Eschatological figure of the medieval texts of Zoroastrian tradition

Peshotanu (Avestan Pəšōtanu, Middle Persian Peshyotan, Peshotan) is an eschatological figure of the medieval texts of Zoroastrian tradition, in particular in the apocalyptic Zand-i Wahman yasn.

In these texts, Peshotanu is an assistant of the Saoshyant, the future benefactor who brings about the final renovation of the world. In these texts, Peshotanu is also one of the Zoroastrian "immortals" (anoshag-ruwan, "of immortal soul"), and the name peshotanu is an allusion to this idea; the Avestan language word literally means "of surrendered (pesh-) body (-tan)", and is also used as a common adjective as a euphemism for "deceased" (also in a derogatory sense of "of forfeited body" in the context of capital offenses). The development of the legend of Peshotanu has been traced from that of a dead prince whose departed spirit is honored (Yasht 13.103) to that of the eschatological hero who is "he is immortal, undecaying, hungerless, and thirstless, living and predominant in both existences, those of the embodied beings and of the spirits." (Denkard 4.81)

In the genealogy of the legendary Kayanians, Peshotanu is the youngest son of Vishtaspa (Wistasp, Goshtasp, the patron of Zoroaster), and brother of Spentodata (Spandadat, Esfandiyar). In various texts, Peshotanu is portrayed as one of seven "immortal rulers", residing in Kangdez — a mythical "Fort of Kang" that was initially in the other world (at "star level") but invited down to earth where it landed in eastern Turan (Pahlavi Rivāyat 49). At the fort, Peshotanu and Hvarchithra (Khwarshedchehr), respectively the younger sons of Vishtaspa and Zoroaster, together with their righteous (ahlav) army, await the final battle against Ahriman and his creatures. This description appears in Bundahishn XXXIII, Denkard VII and IX, and in Zand-i Wahman yasn VII. In Denkard IX, this information is attributed to the lost Sudgar Nask.

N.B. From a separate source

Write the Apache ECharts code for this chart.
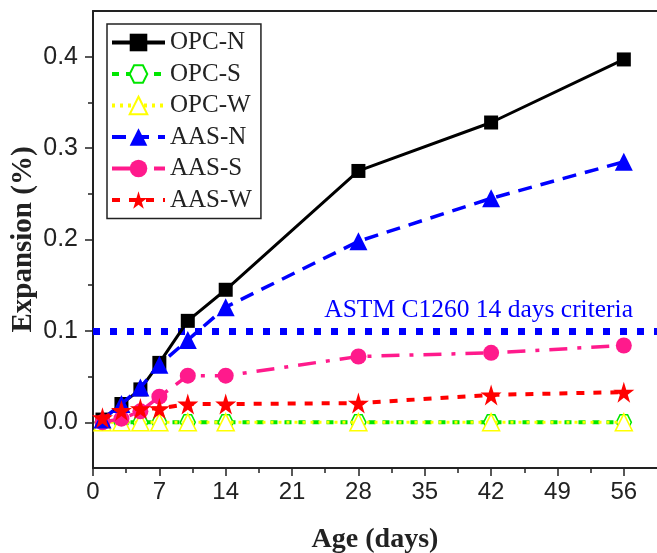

The principal source of information on the figure is the apocalyptic Zand-i Wahman yasn (also incorrectly known as the Zand-i Vohuman Yasn or Bahman Yasht, which – despite these names – has neither to do with Vohu Manah nor is it an Avestan language Yasht). The Zand-i Wahman yasn is a pseudo-prophetic account of what was to happen to the Zoroastrians and their religion in the future. In the second half of that text, Peshotan is described as a "protector of the religion", who brings about a revival of the faith at the end of the "eleventh millennium." Until that revival – which supposedly will come when the daevas will have exceeded their term of rule by 1,000 years – Peshotanu remains at "Khandez" with 150 of his disciples. Thereafter, so the tale, Peshotanu will come down to battle the armies of the demons and restore Iran and its religion. In the fight, Mihr (Avestan: Mithra) will intervene on Peshotanu's behalf, and together they will drive the demon Kheshm (Avestan: Aeshma) and his forces back into the underworld.